As for the 20 percent, make it count. Offer special discounts strictly to Facebook fans. Include testimonials that have clients talking about how your company solved their problem. Use the Facebook page to direct people to your website.
Know the Possibilities
While experts can disagree about the value to contractors of Facebook advertising, you’re unlikely to get too far there without it, according to Katie Moffat. In her article about small business and Facebook (“The Beginner’s Guide to Facebook Ads for Startups, small Businesses and Non-Profits”) she points out that “the difference from a few years ago is [that] nowadays, it’s pretty much a given that to reach people on Facebook, you need to supplement your page activity with paid advertising.” Her “beginner’s guide” begins with defining the ad’s objectives, placing the ad, and developing an ad budget, then moves through the different advertising options available.

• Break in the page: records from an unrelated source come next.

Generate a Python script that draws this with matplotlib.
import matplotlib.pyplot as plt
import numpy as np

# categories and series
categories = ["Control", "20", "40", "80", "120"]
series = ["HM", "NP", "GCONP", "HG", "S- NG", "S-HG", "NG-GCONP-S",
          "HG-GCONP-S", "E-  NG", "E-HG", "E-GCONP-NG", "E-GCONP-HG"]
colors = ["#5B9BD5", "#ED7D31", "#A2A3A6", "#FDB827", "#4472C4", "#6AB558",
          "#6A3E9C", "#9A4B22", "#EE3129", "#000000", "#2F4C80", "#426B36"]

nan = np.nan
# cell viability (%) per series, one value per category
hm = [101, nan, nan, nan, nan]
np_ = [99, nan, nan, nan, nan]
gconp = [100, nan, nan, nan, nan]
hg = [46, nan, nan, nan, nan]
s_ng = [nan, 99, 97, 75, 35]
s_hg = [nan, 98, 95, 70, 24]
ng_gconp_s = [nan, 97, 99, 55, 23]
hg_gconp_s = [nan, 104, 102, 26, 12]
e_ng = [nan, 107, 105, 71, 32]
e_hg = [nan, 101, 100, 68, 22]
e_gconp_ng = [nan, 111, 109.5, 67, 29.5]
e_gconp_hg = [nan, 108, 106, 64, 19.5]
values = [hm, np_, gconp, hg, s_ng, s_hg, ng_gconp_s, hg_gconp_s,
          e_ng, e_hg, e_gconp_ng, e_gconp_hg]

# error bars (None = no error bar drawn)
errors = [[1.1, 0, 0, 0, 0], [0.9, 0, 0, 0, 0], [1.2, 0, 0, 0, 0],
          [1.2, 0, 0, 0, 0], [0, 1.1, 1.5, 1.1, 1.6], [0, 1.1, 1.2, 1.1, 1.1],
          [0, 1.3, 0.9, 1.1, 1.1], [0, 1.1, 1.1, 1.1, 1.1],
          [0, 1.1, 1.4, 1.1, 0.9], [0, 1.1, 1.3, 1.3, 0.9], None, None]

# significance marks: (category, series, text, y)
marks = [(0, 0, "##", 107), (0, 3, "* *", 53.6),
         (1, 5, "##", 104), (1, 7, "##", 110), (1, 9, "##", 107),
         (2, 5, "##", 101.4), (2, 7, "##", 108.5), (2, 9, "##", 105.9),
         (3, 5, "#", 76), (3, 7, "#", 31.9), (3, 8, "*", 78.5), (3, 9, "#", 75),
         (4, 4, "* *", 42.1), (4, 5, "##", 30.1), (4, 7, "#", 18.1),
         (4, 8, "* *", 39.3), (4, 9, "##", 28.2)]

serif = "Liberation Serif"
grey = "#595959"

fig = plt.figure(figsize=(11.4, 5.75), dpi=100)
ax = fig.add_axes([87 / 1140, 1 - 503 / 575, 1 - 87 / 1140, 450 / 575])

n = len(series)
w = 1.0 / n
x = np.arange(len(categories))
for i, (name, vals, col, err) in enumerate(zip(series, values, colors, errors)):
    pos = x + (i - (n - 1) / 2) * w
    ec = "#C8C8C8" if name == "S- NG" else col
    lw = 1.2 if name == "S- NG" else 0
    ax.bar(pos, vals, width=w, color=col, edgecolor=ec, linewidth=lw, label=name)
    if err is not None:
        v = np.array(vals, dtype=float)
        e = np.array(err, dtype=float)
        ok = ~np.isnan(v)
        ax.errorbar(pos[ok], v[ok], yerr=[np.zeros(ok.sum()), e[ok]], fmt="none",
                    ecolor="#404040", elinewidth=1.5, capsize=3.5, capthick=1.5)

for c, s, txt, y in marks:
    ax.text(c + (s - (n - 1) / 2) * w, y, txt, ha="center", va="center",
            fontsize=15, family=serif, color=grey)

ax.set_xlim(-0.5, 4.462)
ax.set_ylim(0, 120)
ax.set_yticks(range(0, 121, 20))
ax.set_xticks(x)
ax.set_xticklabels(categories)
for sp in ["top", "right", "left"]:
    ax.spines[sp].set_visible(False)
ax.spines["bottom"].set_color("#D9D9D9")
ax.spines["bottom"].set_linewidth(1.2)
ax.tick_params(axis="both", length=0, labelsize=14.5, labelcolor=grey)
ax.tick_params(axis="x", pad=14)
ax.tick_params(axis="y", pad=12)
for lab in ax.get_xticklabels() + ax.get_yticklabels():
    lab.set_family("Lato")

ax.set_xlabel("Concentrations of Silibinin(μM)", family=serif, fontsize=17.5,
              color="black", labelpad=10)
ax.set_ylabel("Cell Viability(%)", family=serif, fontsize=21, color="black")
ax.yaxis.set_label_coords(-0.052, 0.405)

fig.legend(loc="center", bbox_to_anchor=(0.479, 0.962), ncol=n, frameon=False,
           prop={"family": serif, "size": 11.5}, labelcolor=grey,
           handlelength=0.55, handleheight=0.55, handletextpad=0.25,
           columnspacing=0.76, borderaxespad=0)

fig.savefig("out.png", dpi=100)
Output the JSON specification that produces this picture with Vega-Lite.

The website of Performance Roofing, in Orange County, CA, offers advice that’s well thought out and based on experience (“Facebook Marketing for Contractors”). They write: “Many small businesses have found success with Facebook advertising because of the network’s unique ability to target extremely specific demographics of the advertiser’s choosing. However, unlike other ad sources, like television or print, Facebook ads tend to be most successful when promoting soft offers rather than pushing hard for a sale. Thus, expect to focus on giveaways and discounts that get people to become a fan and ‘like’ your page, so that you can convert those new followers into leads and sales down the line.”